An Empire Cake is an ideal street party treat to celebrate the Diamond Jubilee, and is much simpler to make than it might appear.

  • 310 grams chopped dried mixed fruit
  • 90 grams preserved cherries, roughly chopped (the darker the cherries, the better the finished cake will look, try to find French rather than glace cherries for the best colour)
  • 90 grams mixed peel (if it is in strips, chop it fairly finely)
  • 60 grams walnut pieces
  • 150 grams caster sugar
  • 150 grams light brown sugar
  • 170 grams butter
  • 235 ml milk
  • ½ teaspoon cinnamon
  • ½ teaspoon minced fresh or preserved ginger
  • 1 teaspoon bicarbonate of soda
  • 335 grams sifted self-rising flour
  • 2 eggs

In a large, heavy-bottomed saucepan, combine the mixed fruit, cherries, citrus peel, walnuts, sugars, butter, milk, spices, and bicarbonate of soda. Bring to the boil, and immediately reduce heat to a simmer. Simmer, stirring continuously, for five minutes. The mixture will froth and rise, owing to the bicarbonate, so when you are choosing your saucepan, ensure it has as much free volume above the ingredients as the ingredients take up in the pan, or it may boil over. When stirring, also make sure you get into the very corners of the pan, or you can find that fruit will tend to scorch if it doesn’t get moved around.

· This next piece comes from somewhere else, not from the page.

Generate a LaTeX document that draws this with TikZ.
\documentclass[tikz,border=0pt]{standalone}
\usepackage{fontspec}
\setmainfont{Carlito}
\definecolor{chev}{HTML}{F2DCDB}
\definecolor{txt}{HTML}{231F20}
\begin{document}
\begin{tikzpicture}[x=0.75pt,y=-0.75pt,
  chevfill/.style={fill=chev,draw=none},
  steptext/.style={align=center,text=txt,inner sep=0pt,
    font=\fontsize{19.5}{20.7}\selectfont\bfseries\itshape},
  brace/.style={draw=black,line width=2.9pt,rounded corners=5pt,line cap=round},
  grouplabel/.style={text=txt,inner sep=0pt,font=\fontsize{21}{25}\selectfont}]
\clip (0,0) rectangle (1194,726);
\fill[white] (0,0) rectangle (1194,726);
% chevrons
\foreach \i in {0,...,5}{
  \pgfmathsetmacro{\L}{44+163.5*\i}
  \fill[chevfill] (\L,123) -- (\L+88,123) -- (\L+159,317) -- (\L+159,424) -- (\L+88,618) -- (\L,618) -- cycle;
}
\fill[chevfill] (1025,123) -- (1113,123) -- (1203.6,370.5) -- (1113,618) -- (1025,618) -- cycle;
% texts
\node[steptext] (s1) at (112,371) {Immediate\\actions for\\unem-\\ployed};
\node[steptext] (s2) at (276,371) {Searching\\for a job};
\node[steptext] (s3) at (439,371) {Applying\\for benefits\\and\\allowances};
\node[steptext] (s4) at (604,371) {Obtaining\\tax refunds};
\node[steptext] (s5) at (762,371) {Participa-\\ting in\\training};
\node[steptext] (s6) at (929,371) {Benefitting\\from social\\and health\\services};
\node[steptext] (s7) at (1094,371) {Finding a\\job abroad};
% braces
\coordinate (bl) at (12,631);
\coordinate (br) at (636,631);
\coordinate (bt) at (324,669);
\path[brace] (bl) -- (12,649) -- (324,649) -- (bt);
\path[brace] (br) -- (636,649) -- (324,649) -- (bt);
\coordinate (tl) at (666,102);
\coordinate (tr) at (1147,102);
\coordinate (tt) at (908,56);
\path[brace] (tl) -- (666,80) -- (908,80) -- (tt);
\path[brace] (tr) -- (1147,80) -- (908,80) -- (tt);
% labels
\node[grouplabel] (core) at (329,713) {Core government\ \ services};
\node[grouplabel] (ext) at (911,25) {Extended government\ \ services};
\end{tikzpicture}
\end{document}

Let the mixture cool to room temperature, during which time you can prepare the cake tin. Use a 22 cm x 22 cm square tin, or a round one of similar dimensions. Oil the tin and line the base and sides with baking paper. Ensure the paper rises at least 5cm above the sides of the tin. Preheat your oven to 325ºF, 160ºC, 140ºC for fan ovens, or use an Aga (details below).

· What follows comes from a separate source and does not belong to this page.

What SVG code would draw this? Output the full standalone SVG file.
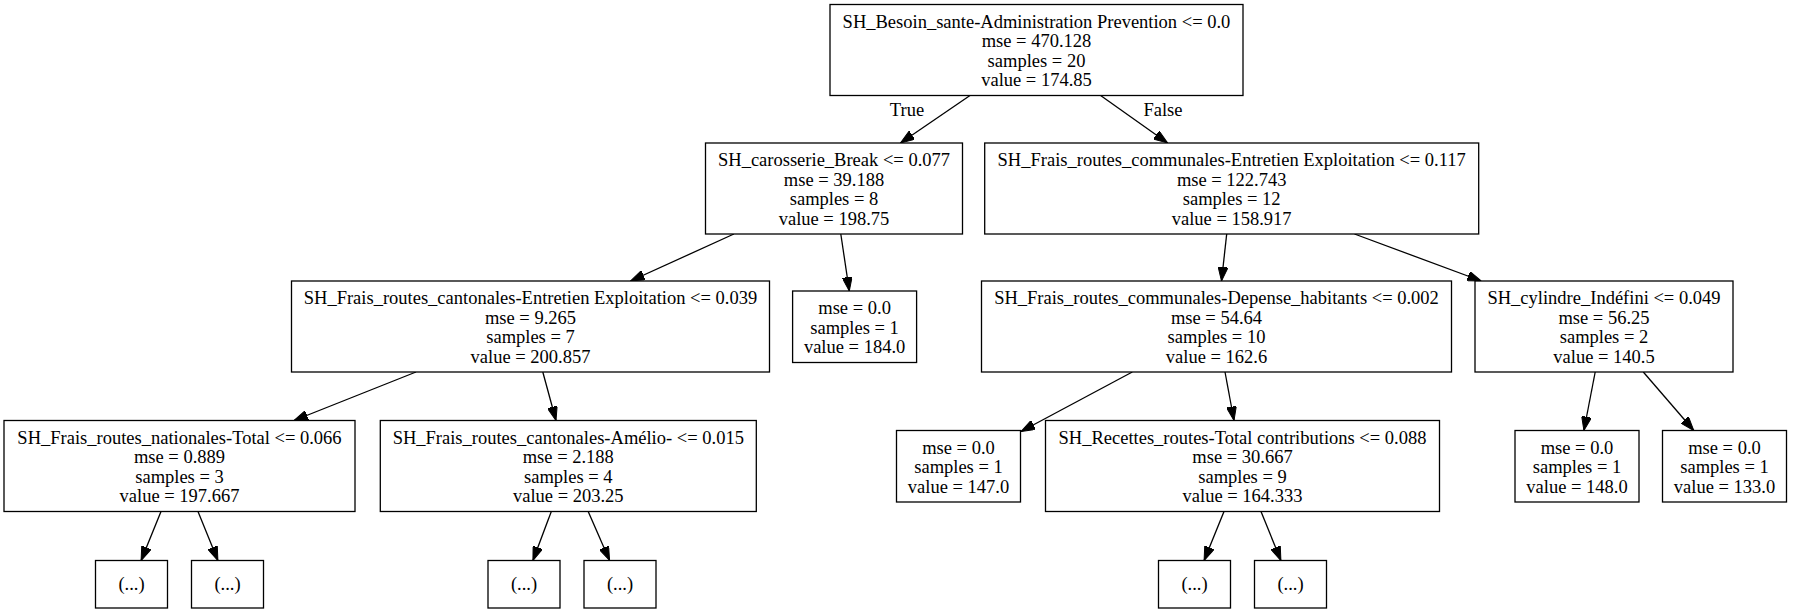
<svg xmlns="http://www.w3.org/2000/svg" width="1795" height="613" viewBox="0 0 1795 613">
<style>
  .box { fill: #ffffff; stroke: #000000; stroke-width: 1.3; }
  .t { font-family: "Liberation Serif", "Times New Roman", serif; font-size: 18.5px; fill: #000000; text-anchor: middle; }
  .edge { stroke: #000000; stroke-width: 1.3; fill: none; marker-end: url(#arrow); }
</style>
<defs>
  <marker id="arrow" viewBox="0 0 14 10" refX="14" refY="5" markerWidth="14" markerHeight="10" markerUnits="userSpaceOnUse" orient="auto">
    <path d="M0,0 L14,5 L0,10 z" fill="#000000" stroke="#000000" stroke-width="1"/>
  </marker>
</defs>
<rect x="0" y="0" width="1795" height="613" fill="#ffffff"/>

<g id="connectors">
  <line class="edge" x1="970" y1="95.5" x2="900.5" y2="143"/>
  <line class="edge" x1="1100.6" y1="95.5" x2="1167.6" y2="143"/>
  <line class="edge" x1="733.9" y1="234" x2="630.6" y2="281"/>
  <line class="edge" x1="840.8" y1="234" x2="849.3" y2="291"/>
  <line class="edge" x1="1226.7" y1="234" x2="1221.5" y2="281"/>
  <line class="edge" x1="1354.5" y1="234" x2="1481.3" y2="281"/>
  <line class="edge" x1="416" y1="372" x2="294" y2="420.5"/>
  <line class="edge" x1="542.8" y1="372" x2="556" y2="420.5"/>
  <line class="edge" x1="1132.3" y1="372" x2="1021" y2="431.5"/>
  <line class="edge" x1="1225" y1="372" x2="1234" y2="420.5"/>
  <line class="edge" x1="1595.2" y1="372" x2="1583.9" y2="430.5"/>
  <line class="edge" x1="1643.3" y1="372" x2="1693.8" y2="430.5"/>
  <line class="edge" x1="161" y1="511.5" x2="141.1" y2="560.5"/>
  <line class="edge" x1="198" y1="511.5" x2="217.9" y2="560.5"/>
  <line class="edge" x1="551.3" y1="511.5" x2="532.9" y2="560.5"/>
  <line class="edge" x1="588.2" y1="511.5" x2="609.6" y2="560.5"/>
  <line class="edge" x1="1224" y1="511.5" x2="1204.1" y2="560.5"/>
  <line class="edge" x1="1261" y1="511.5" x2="1280.9" y2="560.5"/>
  <text class="t" x="907" y="116">True</text>
  <text class="t" x="1163" y="116">False</text>
</g>

<g id="node0">
  <rect class="box" x="830" y="4.5" width="413" height="91"/>
  <text class="t"><tspan x="1036.5" y="27.5">SH_Besoin_sante-Administration Prevention &lt;= 0.0</tspan><tspan x="1036.5" y="47">mse = 470.128</tspan><tspan x="1036.5" y="66.5">samples = 20</tspan><tspan x="1036.5" y="86">value = 174.85</tspan></text>
</g>

<g id="node1">
  <rect class="box" x="705.5" y="143" width="257" height="91"/>
  <text class="t"><tspan x="834" y="166">SH_carosserie_Break &lt;= 0.077</tspan><tspan x="834" y="185.5">mse = 39.188</tspan><tspan x="834" y="205">samples = 8</tspan><tspan x="834" y="224.5">value = 198.75</tspan></text>
</g>

<g id="node2">
  <rect class="box" x="984.7" y="143" width="494" height="91"/>
  <text class="t"><tspan x="1231.7" y="166">SH_Frais_routes_communales-Entretien Exploitation &lt;= 0.117</tspan><tspan x="1231.7" y="185.5">mse = 122.743</tspan><tspan x="1231.7" y="205">samples = 12</tspan><tspan x="1231.7" y="224.5">value = 158.917</tspan></text>
</g>

<g id="node3">
  <rect class="box" x="291.5" y="281" width="478" height="91"/>
  <text class="t"><tspan x="530.5" y="304">SH_Frais_routes_cantonales-Entretien Exploitation &lt;= 0.039</tspan><tspan x="530.5" y="323.5">mse = 9.265</tspan><tspan x="530.5" y="343">samples = 7</tspan><tspan x="530.5" y="362.5">value = 200.857</tspan></text>
</g>

<g id="node4">
  <rect class="box" x="792.6" y="291" width="124" height="71.5"/>
  <text class="t"><tspan x="854.6" y="314">mse = 0.0</tspan><tspan x="854.6" y="333.5">samples = 1</tspan><tspan x="854.6" y="353">value = 184.0</tspan></text>
</g>

<g id="node5">
  <rect class="box" x="981.5" y="281" width="470" height="91"/>
  <text class="t"><tspan x="1216.5" y="304">SH_Frais_routes_communales-Depense_habitants &lt;= 0.002</tspan><tspan x="1216.5" y="323.5">mse = 54.64</tspan><tspan x="1216.5" y="343">samples = 10</tspan><tspan x="1216.5" y="362.5">value = 162.6</tspan></text>
</g>

<g id="node6">
  <rect class="box" x="1475" y="281" width="258" height="91"/>
  <text class="t"><tspan x="1604" y="304">SH_cylindre_Indéfini &lt;= 0.049</tspan><tspan x="1604" y="323.5">mse = 56.25</tspan><tspan x="1604" y="343">samples = 2</tspan><tspan x="1604" y="362.5">value = 140.5</tspan></text>
</g>

<g id="node7">
  <rect class="box" x="4" y="420.5" width="351" height="91"/>
  <text class="t"><tspan x="179.5" y="443.5">SH_Frais_routes_nationales-Total &lt;= 0.066</tspan><tspan x="179.5" y="463">mse = 0.889</tspan><tspan x="179.5" y="482.5">samples = 3</tspan><tspan x="179.5" y="502">value = 197.667</tspan></text>
</g>

<g id="node8">
  <rect class="box" x="380.3" y="420.5" width="376" height="91"/>
  <text class="t"><tspan x="568.3" y="443.5">SH_Frais_routes_cantonales-Amélio- &lt;= 0.015</tspan><tspan x="568.3" y="463">mse = 2.188</tspan><tspan x="568.3" y="482.5">samples = 4</tspan><tspan x="568.3" y="502">value = 203.25</tspan></text>
</g>

<g id="node9">
  <rect class="box" x="896.5" y="430.5" width="124" height="71.5"/>
  <text class="t"><tspan x="958.5" y="453.5">mse = 0.0</tspan><tspan x="958.5" y="473">samples = 1</tspan><tspan x="958.5" y="492.5">value = 147.0</tspan></text>
</g>

<g id="node10">
  <rect class="box" x="1045.5" y="420.5" width="394" height="91"/>
  <text class="t"><tspan x="1242.5" y="443.5">SH_Recettes_routes-Total contributions &lt;= 0.088</tspan><tspan x="1242.5" y="463">mse = 30.667</tspan><tspan x="1242.5" y="482.5">samples = 9</tspan><tspan x="1242.5" y="502">value = 164.333</tspan></text>
</g>

<g id="node11">
  <rect class="box" x="1515" y="430.5" width="124" height="71.5"/>
  <text class="t"><tspan x="1577" y="453.5">mse = 0.0</tspan><tspan x="1577" y="473">samples = 1</tspan><tspan x="1577" y="492.5">value = 148.0</tspan></text>
</g>

<g id="node12">
  <rect class="box" x="1662.5" y="430.5" width="124" height="71.5"/>
  <text class="t"><tspan x="1724.5" y="453.5">mse = 0.0</tspan><tspan x="1724.5" y="473">samples = 1</tspan><tspan x="1724.5" y="492.5">value = 133.0</tspan></text>
</g>

<g id="node13">
  <rect class="box" x="95.5" y="560.5" width="72" height="47.5"/>
  <text class="t" x="131.5" y="590">(...)</text>
</g>
<g id="node14">
  <rect class="box" x="191.5" y="560.5" width="72" height="47.5"/>
  <text class="t" x="227.5" y="590">(...)</text>
</g>
<g id="node15">
  <rect class="box" x="488" y="560.5" width="72" height="47.5"/>
  <text class="t" x="524" y="590">(...)</text>
</g>
<g id="node16">
  <rect class="box" x="584" y="560.5" width="72" height="47.5"/>
  <text class="t" x="620" y="590">(...)</text>
</g>
<g id="node17">
  <rect class="box" x="1158.5" y="560.5" width="72" height="47.5"/>
  <text class="t" x="1194.5" y="590">(...)</text>
</g>
<g id="node18">
  <rect class="box" x="1254.5" y="560.5" width="72" height="47.5"/>
  <text class="t" x="1290.5" y="590">(...)</text>
</g>
</svg>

When the ingredients are at room temperature, stir in the flour and eggs and pour into the tin. Bake for forty minutes, then reduce the temperature to 300ºF (150ºC, 130ºC for fan oven), for a further hour. Check the cake to see if the top is browning too much. If it is, either safety pin the sides of the baking paper together over the top of the cake, if the paper is tall enough, or lay a piece of baking parchment over the top of the cake to stop it browning, and continue cooking for a further thirty minutes.

Remove the cake tin from the oven, allow to cool for 5 minutes, then turn out onto a cooling rack, remove paper, and leave to cool completely before decorating.

Aga instructions:

Make the cake in the evening and leave it to cook in a low oven with a small pan of water below it, all night. In the morning check with a skewer and if the middle still seems a little moist, put it into a standard oven for about ten minutes at 300ºF (150ºC, 130ºC for fan oven) to finish it off completely.

Decorating

A completely cooled cake is easy to decorate. Either ice it with marzipan and royal icing or, for a more modern twist, use a fruit and nut glaze to give a natural look to your cake.

Ingredients

  • 3 tablespoons redcurrant jelly
  • 2 tablespoon pineapple or apple juice
  • Glace or preserved fruits and nuts

Heat the jelly and juice together in a small pan or in the microwave, whisking until they are completely combined and very hot. Brush onto the top of the cake, reserving about half the mixture.

Arrange dried fruits and nuts on the cake, either using a symmetrical pattern or an abstract design, and then reheat the remaining glaze and brush it over your pattern. You can finish by sprinkling some sesame seeds or linseed on the finished cake, to add a final contrast of colour and texture. Store in a sealed container, and it will keep for a month.

Tips

To chop preserved or dried fruit, lightly oil the blade of your knife with sunflower oil, it will help stop the sugar coating the blade and becoming sticky.